5 Temmuz 2008 Cumartesi

Frank's Eleven

'Springfield'a opera binası yapılmak istenir, Marge da Frank Gehry'e opera binasını yapması için bir mektup yazar, Gehry mektubu okur, buruşturup atar. Yerdeki buruşuk kağıda bakıp 'Oh Frank, you're a genius!' der!'

->http://www.truveo.com/frank-gehry-in-simpsons/id/542516559 (posta kutusuna ayrıca dikkat diyorum!)

Dancing House, Walt Disney Concert Hall, DZ Bank ve 'most rimarkıbıl evır' Guggenheim Bilbao. almış yürümüş kariyer, inatçılık, starchitect karizması vs.. frank gehry mimarlık okuyan öğrencilerin öğreneceği ilk isimlerden, öğrencilik vakitlerinde insana gaz verecek, "ay em dı king of dı vörld!, ay ken ceync evritink!" dedirtecek mimarların en başta gelenlerinden. iyi de n'apıyor bu adam arkadaş?



organik deyip bitirmiyor, "ben kendi tarzımı koruyorum ve istediğimi yapıyorum, bana karışanlaraysa defolmalarını söylüyorum. insanlar mimarlığı eğlenceli hale getirdiğim için bana teşekkür ediyorlar." diyor sydney pollack'ın yakın tarihli biyografik belgeselinde. bense sydney pollack'ın yakın zamanki ölümüne frank gehry'nin ego patlamalarının de etkisinin olduğunu düşünüyorum zalimce.

evet, n'apıyor ki? yakın zamanda (bürokrasi will come, thy will be done) tepebaşı'ndaki trt binası yerine yapılacak müze projesinin de sahibi. ben nerden tutsam bilgisizliğim açığa çıkacak ama hala stüdyo masalarında çürüyen iki arkadaşın sayıkladıkları şöyleydi yanlış hatırlamıyorsam:

"adam akışkan bina yapıyor güya, paso eklemiş eklemiş, vermiş körvü, akışkan demiş, bence bütünlük falan yok, tam tersine basic design problemleri var."

"kendini sürekli tekrar eden celebrity, başka da bi'şey değil."

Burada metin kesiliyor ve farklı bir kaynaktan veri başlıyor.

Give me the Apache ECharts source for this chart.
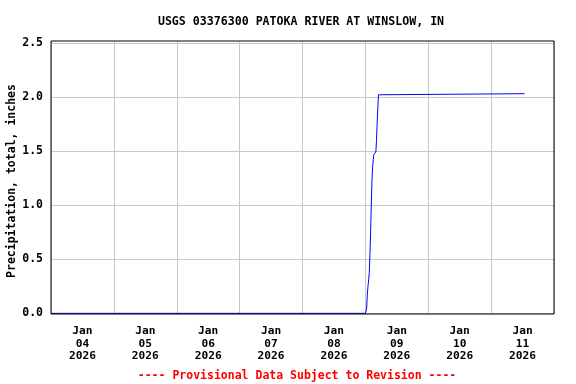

ben susuyorum, söz bredpitte.

4 Temmuz 2008 Cuma

Bek tu dı füçır.

odtümimarlık.blogspot.com'a ilk başladığımda amaç ikinci sınıf olmanın da verdiği gazla bişeyler yazmak, anlatmak, etrafa neler yapıldığını&yaptığımı göstermekti. bilemiyorum, ikinci sınıfın mimar adaylarını ambale eden temposundan mıdır yoksa bizzat benim hatalarımdan mıdır; blogu düzenli olarak güncelleyemedim, yazamadım, çok hevesle başladığım bir şeyi öksüz bıraktım. mayıs ayı gibi fakültede bi afiş gördüm, tasarım blogları yuvası diye, XXI (yirmibir) dergisinin yarattığı bi oluşum ki naçizane bloggerınıza yeniden "yaparsın, edersin, bak oluyormuş" dedirten de bu afiş oldu. şimdi biraz daha farkında olarak denemelerime devam edeceğim, takip edin, bakarsınız beceririm.


23 Haziran 2008 Pazartesi

Blog yazmak.

zaman alıyor, zaman gerektiriyor. kolayca iki şeyi defter kenarına karalar gibi geçemiyorsun. "bugün de böyle olsun." mantığıyla her an duruşunu kaybedebilir, aynı çizgiyi tutturmak, kendine ve daha da önemlisi yazılarına hakim olman gerekiyor. belirli bir tema üzerindense herşey çok daha zor; sırf çizgi dışına çıkmamak için saçmalamak işten bile değil.

tekrar deneme, bu sefer iddialı: dil yandı bi kere.